White House spokesman Larry Speakes, reading a statement that was personally approved by President Reagan, said: "The Reagan Administration, like its predecessors, is committed to the territorial integrity and sovereignty of Jordan and our support for its enduring character." He added: "We do not agree that Jordan is a Palestinian state."

September 1:

President Reagan announced a new U.S. peace plan for the Mideast in a television speech. For text excerpts, see below.

Key Excerpts From Reagan's Peace Proposal of Sept. 1, 1982

First, as outlined in the Camp David accords, there must be a period of time during which the Palestinian inhabitants of the West Bank and Gaza will have full autonomy over their own affairs. Due consideration must be given to the principle of self -government by the inhabitants of the territories and to the legitimate security concerns of the parties involved.

The purpose of the five-year period of transition which would begin after free elections for a self-governing Palestinian authority is to prove to the Palestinians that they can run their own affairs and that such Palestinian autonomy poses no threat to Israel's security.

The United States will not support the use of any additional land for the purpose of settlements during the transition period.

Indeed, the immediate adoption of a settlement freeze by Israel, more than any other action, could create the confidence needed for wider participation in the autonomy talks.
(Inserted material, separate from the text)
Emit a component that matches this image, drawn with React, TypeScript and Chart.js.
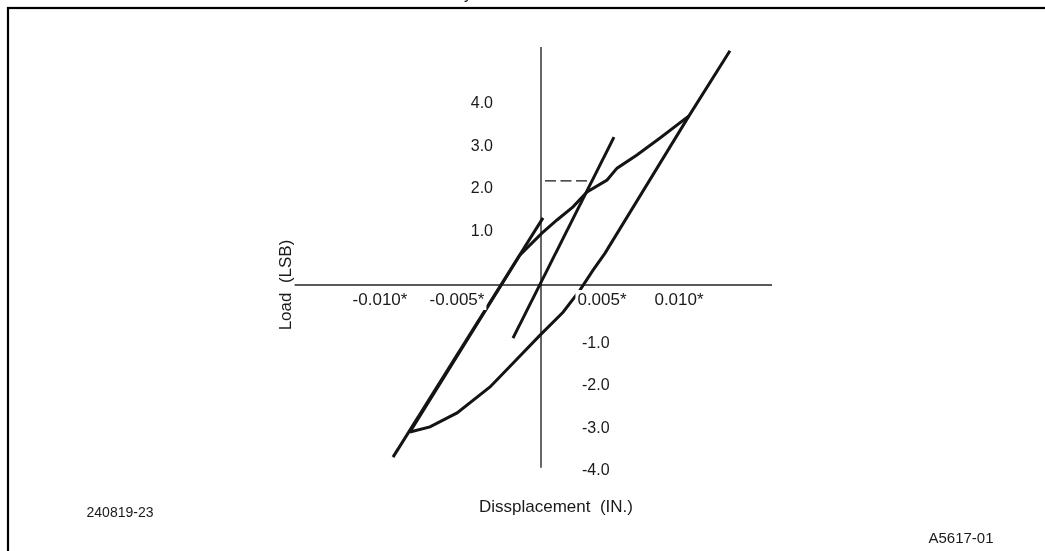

Further settlement activity is no way necessary for the security of Israel and only diminishes the confidence of the Arabs that a final outcome can be freely and fairly negotiated....

Beyond the transition period, as we look to the future of the West Bank and Gaza, it is clear to me that peace cannot be achieved by the formation of an independent Palestinian state in those territories. Nor is it achievable on the basis of Israeli sovereignty or permanent control over the West Bank and Gaza.

So the United States will not support the establishment of an independent Palestinian state in the West Bank and Gaza, and we will not support annexation or permanent control by Israel.

There is, however, another way to peace. The final status of these lands must, of course, be reached through the give-and-take of negotiations. But it is the firm view of the United States that self-government by the Palestinians of the West Bank and Gaza in association with Jordan offers the best chance of a durable, just and lasting peace.

We base our approach squarely on the principle that the Arab-Israeli conflict should be resolved through negotiations involving an exchange of territory for peace.

This exchange is enshrined in United Nations Security Council Resolution 242 which is, in turn, incorporated in all its parts in the Camp David agreements. U.N. Resolution 242 remains wholly valid as the foundation stone of America's Middle East peace effort.

It is the United States' position that, in return for peace, the withdrawal provision of Resolution 242 applies to all fronts, including the West Bank and Gaza.

When the border is negotiated between Jordan and Israel, our view on the extent to which Israel should be asked to give up territory will be heavily affected by the extent of true peace and normalization and the security arrangements offered in return.

Finally, we remain convinced that Jerusalem must remain undivided, but its final status should be decided through negotiations.